===== Information provided

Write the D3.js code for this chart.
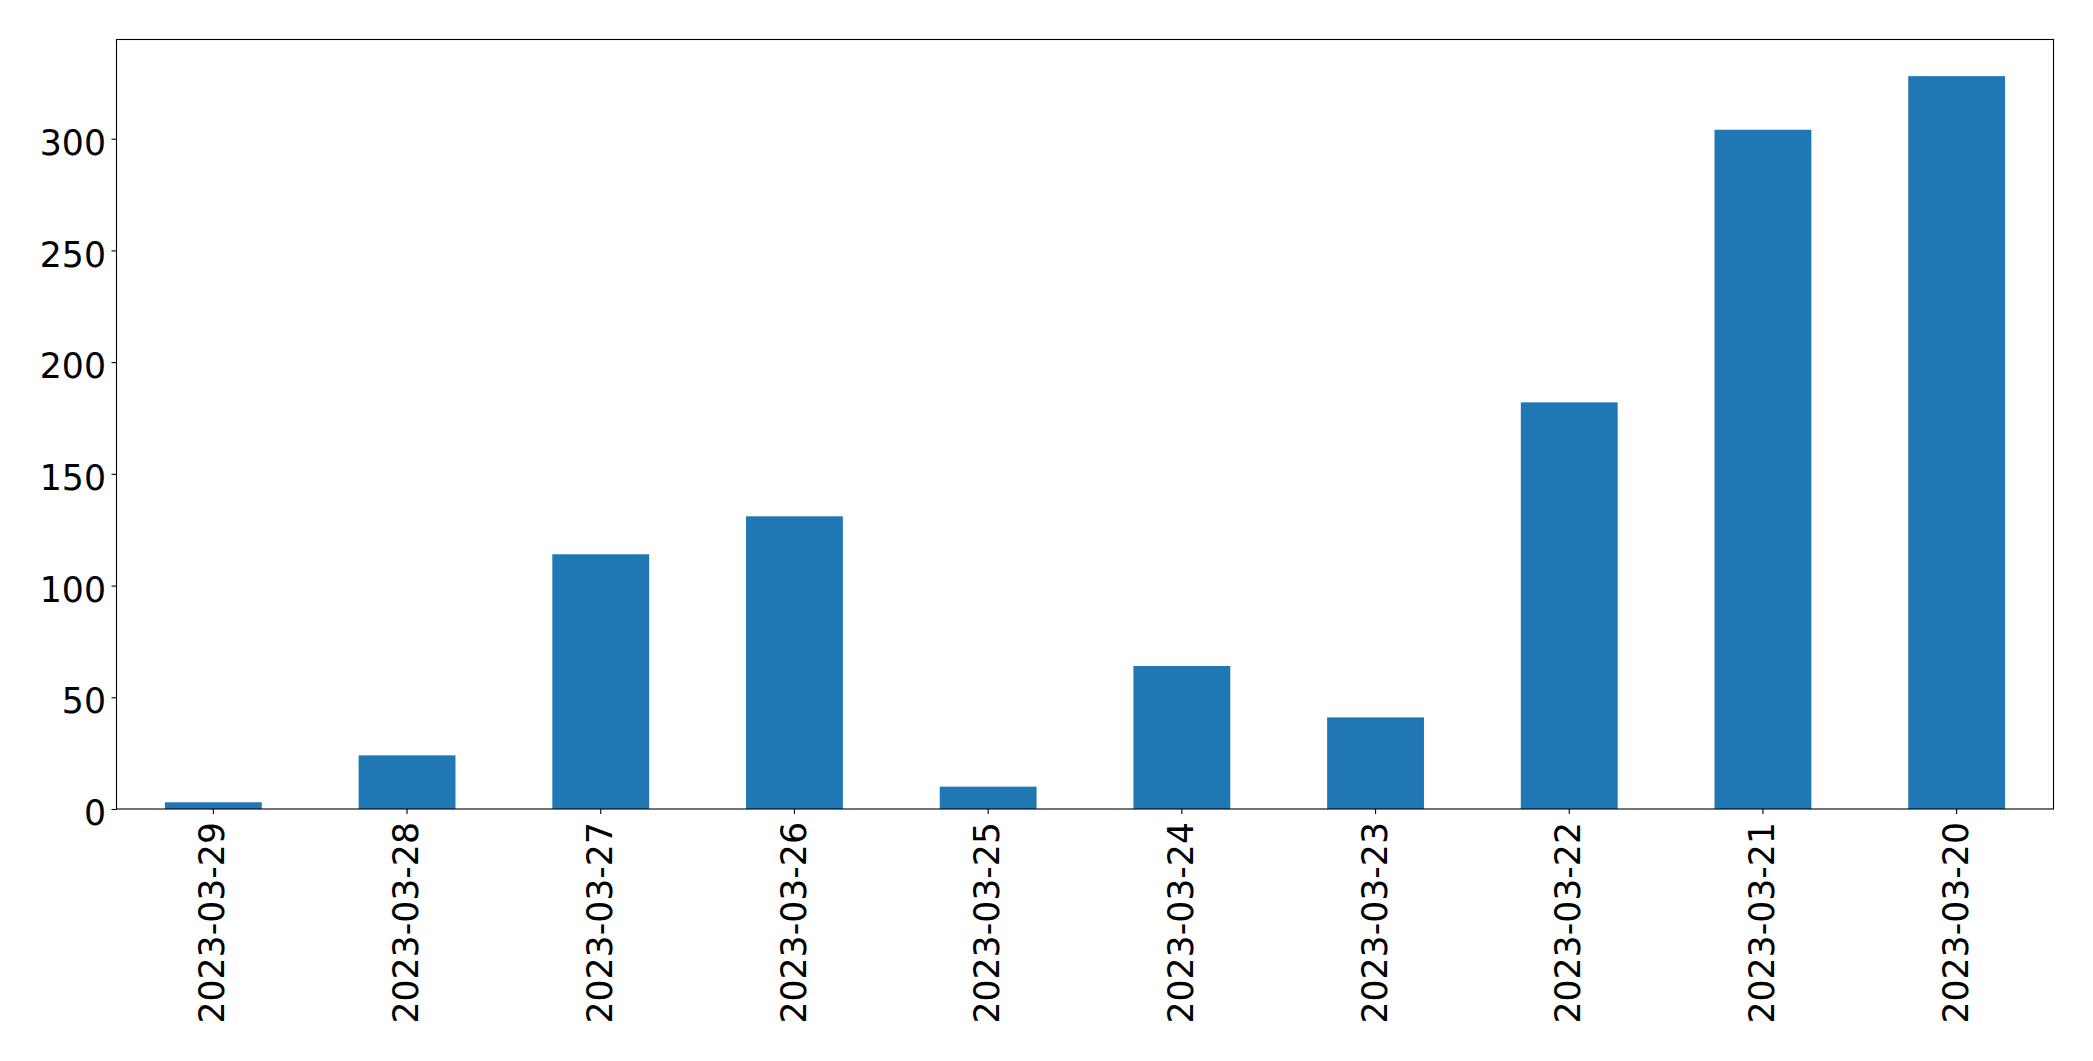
<!DOCTYPE html>
<html>
<head>
<meta charset="utf-8">
<script src="https://cdn.jsdelivr.net/npm/d3@7"></script>
<style>
  html, body { margin: 0; padding: 0; background: #fff; }
  svg { display: block; }
</style>
</head>
<body>
<svg id="chart" width="2093" height="1061"></svg>
<script>
const categories = ["2023-03-29", "2023-03-28", "2023-03-27", "2023-03-26", "2023-03-25",
                    "2023-03-24", "2023-03-23", "2023-03-22", "2023-03-21", "2023-03-20"];
const values = [3, 24, 114, 131, 10, 64, 41, 182, 304, 328];
const yTicks = [0, 50, 100, 150, 200, 250, 300];

const W = 2093, H = 1061;
const margin = { left: 116.5, right: W - 2053.5, top: 39.5, bottom: H - 809 };
const svg = d3.select("#chart");
const font = "'DejaVu Sans', sans-serif";

const x = d3.scaleBand()
  .domain(categories)
  .range([margin.left, W - margin.right])
  .paddingInner(0.5)
  .paddingOuter(0.25);

const y = d3.scaleLinear()
  .domain([0, d3.max(values) * 1.05])
  .range([H - margin.bottom, margin.top]);

svg.append("g")
  .selectAll("rect")
  .data(values)
  .join("rect")
  .attr("x", (d, i) => x(categories[i]))
  .attr("width", x.bandwidth())
  .attr("y", d => y(d))
  .attr("height", d => y(0) - y(d))
  .attr("fill", "#1f77b4");

// Frame
svg.append("rect")
  .attr("x", margin.left)
  .attr("y", margin.top)
  .attr("width", W - margin.right - margin.left)
  .attr("height", H - margin.bottom - margin.top)
  .attr("fill", "none")
  .attr("stroke", "#000")
  .attr("stroke-width", 1.1);

// Y axis
const yAxis = svg.append("g")
  .attr("transform", `translate(${margin.left},0)`)
  .call(d3.axisLeft(y).tickValues(yTicks).tickSize(5).tickPadding(5.5).tickFormat(d3.format("d")));
yAxis.select(".domain").remove();
yAxis.selectAll("line").attr("stroke", "#000").attr("stroke-width", 1.1);
yAxis.selectAll("text")
  .attr("font-family", font)
  .attr("font-size", 34.7)
  .attr("fill", "#000")
  .attr("dy", "0.45em");

// X axis
const xAxis = svg.append("g")
  .attr("transform", `translate(0,${H - margin.bottom})`)
  .call(d3.axisBottom(x).tickSize(5).tickPadding(11));
xAxis.select(".domain").remove();
xAxis.selectAll("line").attr("stroke", "#000").attr("stroke-width", 1.1);
xAxis.selectAll("text")
  .attr("font-family", font)
  .attr("font-size", 34.7)
  .attr("fill", "#000")
  .attr("transform", "rotate(-90)")
  .attr("text-anchor", "end")
  .attr("dy", "0.32em")
  .attr("x", -13)
  .attr("y", 0);
</script>
</body>
</html>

==========

- [Exercise directions] Repeat the listing in full and exactly. Leave any pictures out.

- [Finished answer]
Write the D3.js code for this chart.
<!DOCTYPE html>
<html>
<head>
<meta charset="utf-8">
<script src="https://cdn.jsdelivr.net/npm/d3@7"></script>
<style>
  html, body { margin: 0; padding: 0; background: #fff; }
  svg { display: block; }
</style>
</head>
<body>
<svg id="chart" width="2093" height="1061"></svg>
<script>
const categories = ["2023-03-29", "2023-03-28", "2023-03-27", "2023-03-26", "2023-03-25",
                    "2023-03-24", "2023-03-23", "2023-03-22", "2023-03-21", "2023-03-20"];
const values = [3, 24, 114, 131, 10, 64, 41, 182, 304, 328];
const yTicks = [0, 50, 100, 150, 200, 250, 300];

const W = 2093, H = 1061;
const margin = { left: 116.5, right: W - 2053.5, top: 39.5, bottom: H - 809 };
const svg = d3.select("#chart");
const font = "'DejaVu Sans', sans-serif";

const x = d3.scaleBand()
  .domain(categories)
  .range([margin.left, W - margin.right])
  .paddingInner(0.5)
  .paddingOuter(0.25);

const y = d3.scaleLinear()
  .domain([0, d3.max(values) * 1.05])
  .range([H - margin.bottom, margin.top]);

svg.append("g")
  .selectAll("rect")
  .data(values)
  .join("rect")
  .attr("x", (d, i) => x(categories[i]))
  .attr("width", x.bandwidth())
  .attr("y", d => y(d))
  .attr("height", d => y(0) - y(d))
  .attr("fill", "#1f77b4");

// Frame
svg.append("rect")
  .attr("x", margin.left)
  .attr("y", margin.top)
  .attr("width", W - margin.right - margin.left)
  .attr("height", H - margin.bottom - margin.top)
  .attr("fill", "none")
  .attr("stroke", "#000")
  .attr("stroke-width", 1.1);

// Y axis
const yAxis = svg.append("g")
  .attr("transform", `translate(${margin.left},0)`)
  .call(d3.axisLeft(y).tickValues(yTicks).tickSize(5).tickPadding(5.5).tickFormat(d3.format("d")));
yAxis.select(".domain").remove();
yAxis.selectAll("line").attr("stroke", "#000").attr("stroke-width", 1.1);
yAxis.selectAll("text")
  .attr("font-family", font)
  .attr("font-size", 34.7)
  .attr("fill", "#000")
  .attr("dy", "0.45em");

// X axis
const xAxis = svg.append("g")
  .attr("transform", `translate(0,${H - margin.bottom})`)
  .call(d3.axisBottom(x).tickSize(5).tickPadding(11));
xAxis.select(".domain").remove();
xAxis.selectAll("line").attr("stroke", "#000").attr("stroke-width", 1.1);
xAxis.selectAll("text")
  .attr("font-family", font)
  .attr("font-size", 34.7)
  .attr("fill", "#000")
  .attr("transform", "rotate(-90)")
  .attr("text-anchor", "end")
  .attr("dy", "0.32em")
  .attr("x", -13)
  .attr("y", 0);
</script>
</body>
</html>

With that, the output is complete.